Menjelang kemangkatannya, Bhiksu Fu berkata, “Saya datang dari Surga tingkat ke-4 (Tusita), bertujuan untuk membimbing kalian. Untuk berikutnya akan menggantikan Sakyamuni.”

Dari ucapan inilah diyakini beliau adalah emanasi Bodhisattva Maitreya. Kemudian pada masa Dinasti Lima Kerajaan, di wilayah Mingzhou, kabupaten Fenghua, ada seorang bhiksu yang berperawakan gemuk dengan perut buncit. Setiap hari selalu membawa sebuah kantong kain yang besar di jalanan dan sering tertawa lebar. Orang-orang memanggilnya Bhiksu Budai (Kantong Kain).

Beliau berpindapata kepada siapa saja, dan bila ada yang memberinya arak dan daging, maka akan memasukkannya ke dalam kantong kain. Pada musim dingin, lantai bersalju menjadi alas tidurnya, saat bangun, pakaiannya tidak menjadi basah. Bila beliau mengenakan sandal dari rumput basah sambil berlari-lari di tengah keramaian, maka semua orang akan tahu bahwa hujan akan tiba. Bila mengenakan sandal berukuran tinggi sambil tidur di atas jembatan, maka pertanda cuaca akan kembali cerah. Ketika menjelang mangkat di Vihara Yuelin, beliau berbaring di atas batu sambil berkata, “Maitreya oh Maitreya yang sesungguhnya, jelmaannya ratusan ribu wujud. Setiap saat membimbing orang, namun orang-orang tidak mengenalnya.”
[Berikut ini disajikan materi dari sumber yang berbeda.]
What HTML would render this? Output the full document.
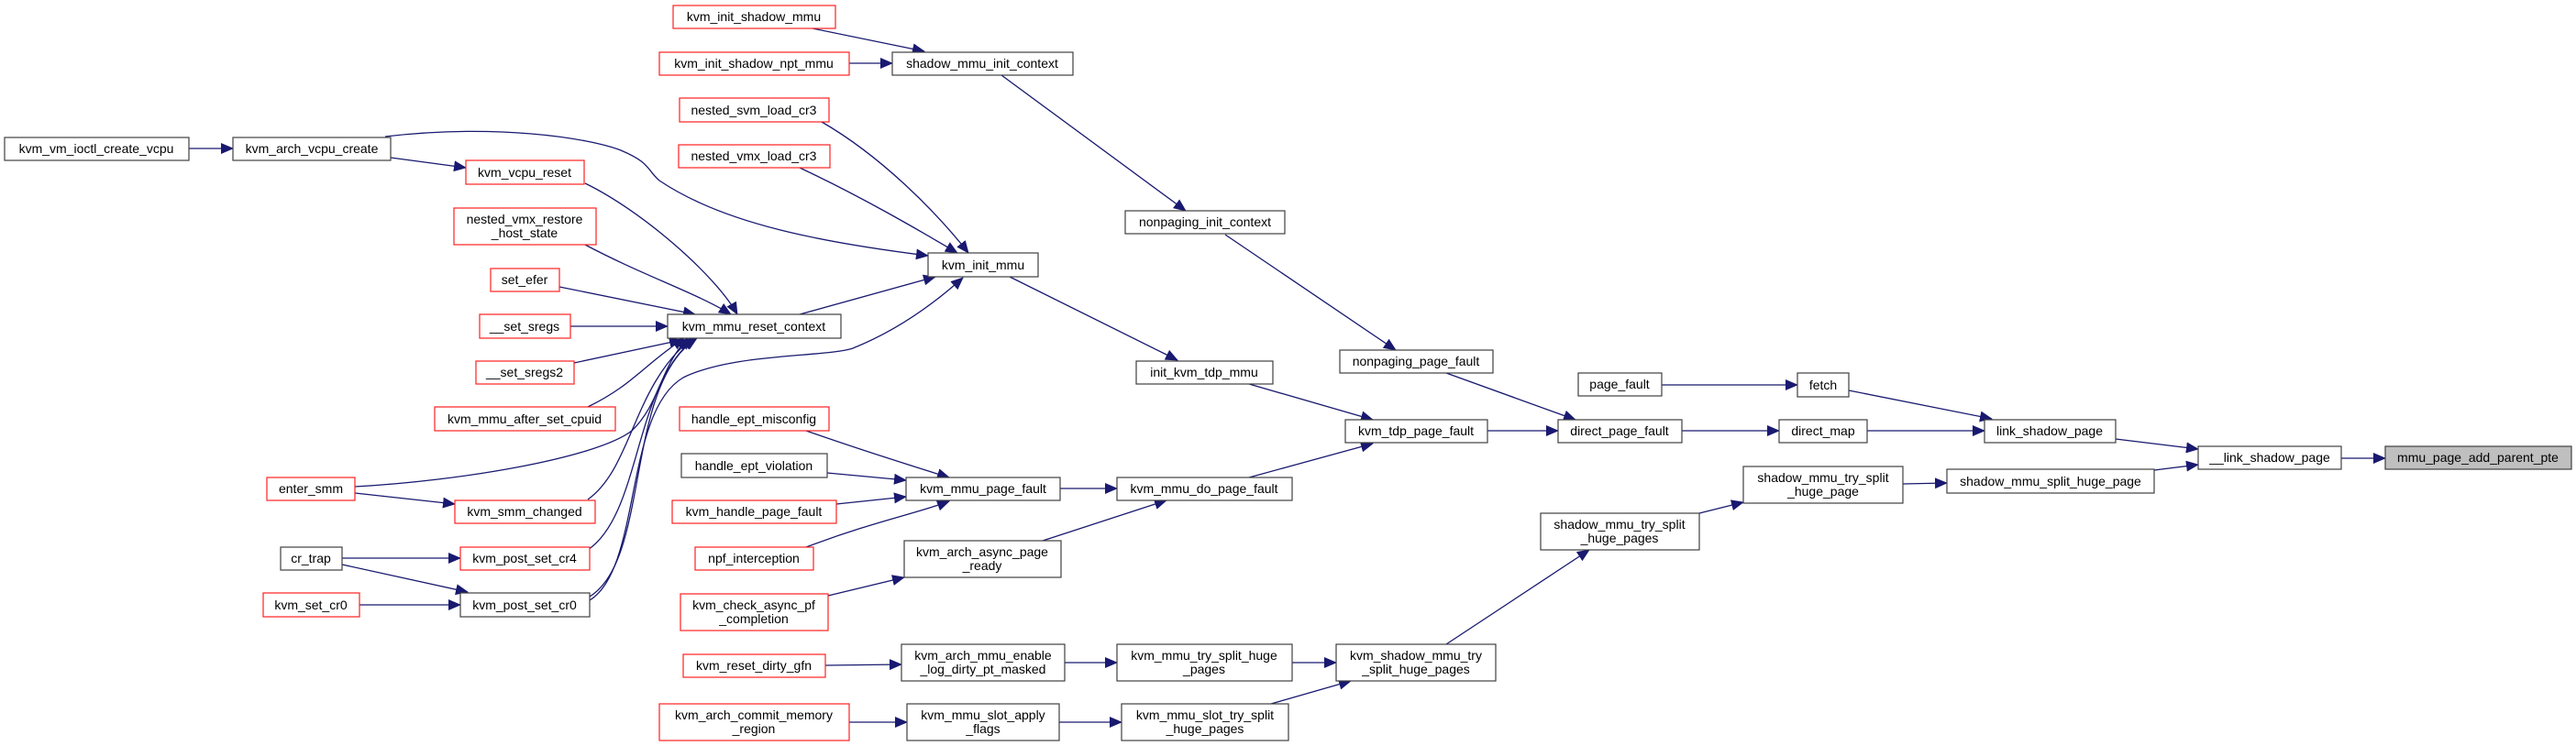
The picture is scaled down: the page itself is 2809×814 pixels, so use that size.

Sedangkan di Tibet, ada dua guru yang dikenal sebagai emanasi Maitreya yaitu Tai Situpa Rinpoche dan Sangye Nyenpa Rinpoche yang berasal dari silsilah Karma Kagyu. Di Korea, Maitreya beremanasi sebagai seorang remaja pria Hwarang. Di Jepang, ada tempat yang diidentikkan dengan Surga Tusita yaitu Gunung Koya tempat Bhiksu Kukai bermeditasi menunggu kedatangan Arya Maitreya. Sedangkan menurut tradisi Mahayana, Mahakashyapa juga bermeditasi di gunung Kukkutapada [Jizu Shan di Tiongkok] menunggu kedatangan Arya Maitreya.

Guru-guru Buddhis seperti Arya Bhavaviveka juga berikrar untuk menjaga tubuh mereka sampai kedatangan Bodhisattva Maitreya. Demikian pula dari Maha Bhiksu Xuanzang di masa Dinasti Tang, hingga era kontemporer seperti Master Xuyun, Taixu dan Yinshun adalah tokoh-tokoh yang berikrar terlahir di Surga Tusita mendampingi Bodhisattva Maitreya. Sebagai seorang calon Buddha yang akan datang, waktu kedatangan Maitreya menjadi topik yang cukup hangat di kalangan umat Buddha.

Namun sebenarnya sudah jelas sekali seperti yang dinyatakan Buddha Sakyamuni bahwa jangka waktu kemunculan Maitreya masih lama. Namun beberapa golongan ekstrem menyatakan bahwa Maitreya telah menjadi Buddha, hal ini tentu sudah tidak sesuai dengan esensi yang ingin disampaikan Buddha ketika mengungkapkan pengukuhan Maitreya. Lagi pula selama ajaran Buddha masih eksis, mempraktikkan Dharma yang nyata dan ada di depan mata jauh lebih realistis dan sudah sepatutnya dilakukan alih-alih menyatakan bahwa Buddha berikutnya telah muncul.

Pada dasarnya, diperkenalkannya seorang bakal Buddha memiliki pesan inspiratif, yakni bahwa setiap makhluk hidup, termasuk diri kita, juga adalah bakal Buddha yang akan datang.Itulah mengapa dikatakan bahwa setiap makhluk memiliki hakikat Buddha dalam dirinya. Hakikat inilah yang perlu kita pulihkan kembali, tentu dengan meneladani kualitas- kualitas yang dimiliki oleh para Ariya bijaksana, salah satunya adalah Bodhisattva Maitreya. Semoga dengan diperkenalkannya Bodhisattva Maitreya dapat membekali kita untuk dapat membangkitkan ikrar agung dan belajar mempraktikkan cinta kasih seperti yang nama yang melekat pada nama Bodhisattva Maitreya

. -------------------------------------------------

[1]Jubah yang terbuat dari benang emas jahitan Mahaprajapati Gotami.

[2] Jalan Pemutusan merujuk pada pencapaian Arahat (memutus samsara). Bila seseorang memilih terlahir di Tusita, maka tidak menempuh Jalan Arhat dulu, karena itu dikatakan “tanpa mencari jalan pemutusan”.

[3] Bukan menampikkan metode vipasyana yang lain, jadi maksudnya adalah bila mempraktikkan metode vipasyana ini maka harus mengikuti prinsip-prinsip yang telah diajarkan seperti di atas.

[4] Yang kita tangkap dari cerita ini, anjing yang sekarat itu sebenarnya adalah emanasi Bodhisattva Maitreya.